| Exercise brief |
Each line from the top of the listing through the one holding "import plotly.graph_objects as go" should be restated word for word, with nothing added and no pictures.

| Supplied data |

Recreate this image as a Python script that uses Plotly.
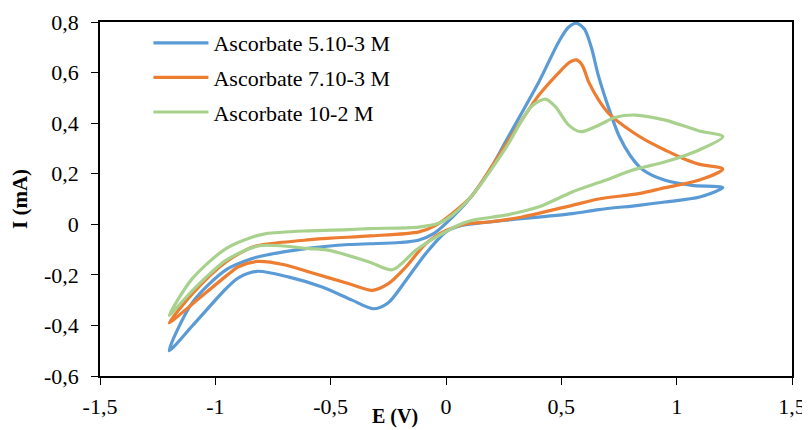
import plotly.graph_objects as go

# ---- data (E in V, I in mA), closed CV loops ----
e_5e3 = [-1.2, -1.1, -0.954, -0.84, -0.77, -0.6, -0.42, -0.33, -0.2, -0.12, -0.05, 0.03, 0.114, 0.2, 0.258,
         0.403, 0.489, 0.53, 0.565, 0.6, 0.63, 0.66, 0.706, 0.75, 0.8, 0.85, 0.95, 1.066, 1.2,
         1.1, 0.95, 0.835, 0.662, 0.547, 0.258, 0.157, 0.07, 0.0, -0.088, -0.174, -0.25, -0.315, -0.407,
         -0.537, -0.68, -0.82, -0.9, -0.954, -1.098, -1.2]
i_5e3 = [-0.5, -0.31, -0.18, -0.135, -0.12, -0.095, -0.08, -0.077, -0.072, -0.063, -0.035, 0.03, 0.115, 0.23, 0.326,
         0.564, 0.722, 0.778, 0.795, 0.772, 0.70, 0.59, 0.458, 0.35, 0.27, 0.218, 0.174, 0.154, 0.145,
         0.108, 0.088, 0.075, 0.058, 0.042, 0.016, 0.006, -0.004, -0.03, -0.116, -0.222, -0.31, -0.334, -0.3,
         -0.248, -0.209, -0.186, -0.212, -0.255, -0.4, -0.5]

e_7e3 = [-1.2, -1.1, -0.954, -0.838, -0.766, -0.6, -0.5, -0.33, -0.117, -0.045, 0.03, 0.114, 0.258,
         0.403, 0.5, 0.535, 0.565, 0.59, 0.62, 0.662, 0.706, 0.807, 0.879, 0.951, 1.023, 1.095, 1.2,
         1.095, 0.951, 0.835, 0.662, 0.547, 0.33, 0.186, 0.1, 0.0, -0.088, -0.174, -0.25, -0.319, -0.42,
         -0.593, -0.7, -0.82, -0.9, -0.954, -1.098, -1.2]
i_7e3 = [-0.39, -0.275, -0.149, -0.09, -0.077, -0.062, -0.055, -0.046, -0.03, -0.004, 0.045, 0.115, 0.313,
         0.511, 0.61, 0.64, 0.65, 0.63, 0.56, 0.491, 0.438, 0.366, 0.326, 0.293, 0.262, 0.238, 0.218,
         0.174, 0.145, 0.121, 0.1, 0.075, 0.029, 0.009, 0.003, -0.024, -0.077, -0.169, -0.235, -0.261, -0.235,
         -0.189, -0.16, -0.147, -0.168, -0.205, -0.314, -0.39]

e_1e2 = [-1.2, -1.1, -0.954, -0.838, -0.78, -0.6, -0.42, -0.333, -0.117, -0.03, 0.027, 0.114, 0.258,
         0.37, 0.431, 0.474, 0.532, 0.583, 0.662, 0.735, 0.821, 0.951, 1.095, 1.2,
         1.095, 0.951, 0.807, 0.691, 0.547, 0.403, 0.258, 0.114, 0.07, -0.03, -0.131, -0.232, -0.333,
         -0.506, -0.593, -0.81, -0.954, -1.098, -1.2]
i_1e2 = [-0.36, -0.215, -0.096, -0.05, -0.037, -0.026, -0.021, -0.017, -0.011, 0.005, 0.036, 0.115, 0.3,
         0.465, 0.495, 0.465, 0.392, 0.366, 0.392, 0.423, 0.432, 0.412, 0.37, 0.346,
         0.293, 0.247, 0.214, 0.174, 0.128, 0.069, 0.036, 0.016, 0.003, -0.044, -0.103, -0.18, -0.149,
         -0.103, -0.096, -0.085, -0.143, -0.261, -0.36]

series_names = ["Ascorbate 5.10-3 M", "Ascorbate 7.10-3 M", "Ascorbate 10-2 M"]
colors = ["#5B9BD5", "#ED7D31", "#A9D18E"]

x_tickvals = [-1.5, -1, -0.5, 0, 0.5, 1, 1.5]
x_ticktext = ["-1,5", "-1", "-0,5", "0", "0,5", "1", "1,5"]
y_tickvals = [-0.6, -0.4, -0.2, 0, 0.2, 0.4, 0.6, 0.8]
y_ticktext = ["-0,6", "-0,4", "-0,2", "0", "0,2", "0,4", "0,6", "0,8"]

FONT = "Liberation Serif, Times New Roman, serif"

fig = go.Figure()
for ex, iy, name, col in zip([e_5e3, e_7e3, e_1e2], [i_5e3, i_7e3, i_1e2], series_names, colors):
    fig.add_trace(go.Scatter(x=ex, y=iy, mode="lines", name=name, legendgroup=name,
                             line=dict(color=col, width=3.2, shape="spline", smoothing=0.8)))

fig.update_layout(
    width=802, height=422,
    margin=dict(l=92, r=18, t=14, b=54),
    paper_bgcolor="white", plot_bgcolor="white",
    font=dict(family=FONT, size=22, color="black"),
    showlegend=True,
    legend=dict(x=0.07, y=1.0, xanchor="left", yanchor="top",
                font=dict(family=FONT, size=22, color="black"),
                bgcolor="rgba(0,0,0,0)", itemwidth=55, tracegroupgap=3),
    xaxis=dict(range=[-1.5, 1.5], tickvals=x_tickvals, ticktext=x_ticktext, automargin=False,
               showgrid=False, zeroline=False, showline=True, linecolor="black", linewidth=1.5,
               mirror=True, ticks="outside", ticklen=7, tickcolor="black", tickwidth=1,
               ticklabelstandoff=3, tickfont=dict(family=FONT, size=22)),
    yaxis=dict(range=[-0.6, 0.8], tickvals=y_tickvals, ticktext=y_ticktext, automargin=False,
               showgrid=False, zeroline=False, showline=True, linecolor="black", linewidth=1.5,
               mirror=True, ticks="outside", ticklen=7, tickcolor="black", tickwidth=1,
               ticklabelstandoff=8, tickfont=dict(family=FONT, size=22),
               title=dict(text="<b>I (mA)</b>", font=dict(family=FONT, size=21), standoff=22)),
)
fig.add_annotation(text="<b>E (V)</b>", xref="paper", yref="paper", x=0.426, y=0,
                   xanchor="center", yanchor="top", yshift=-27, showarrow=False,
                   font=dict(family=FONT, size=20, color="black"))

fig.write_html("out.html")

| Solution |
Recreate this image as a Python script that uses Plotly.
import plotly.graph_objects as go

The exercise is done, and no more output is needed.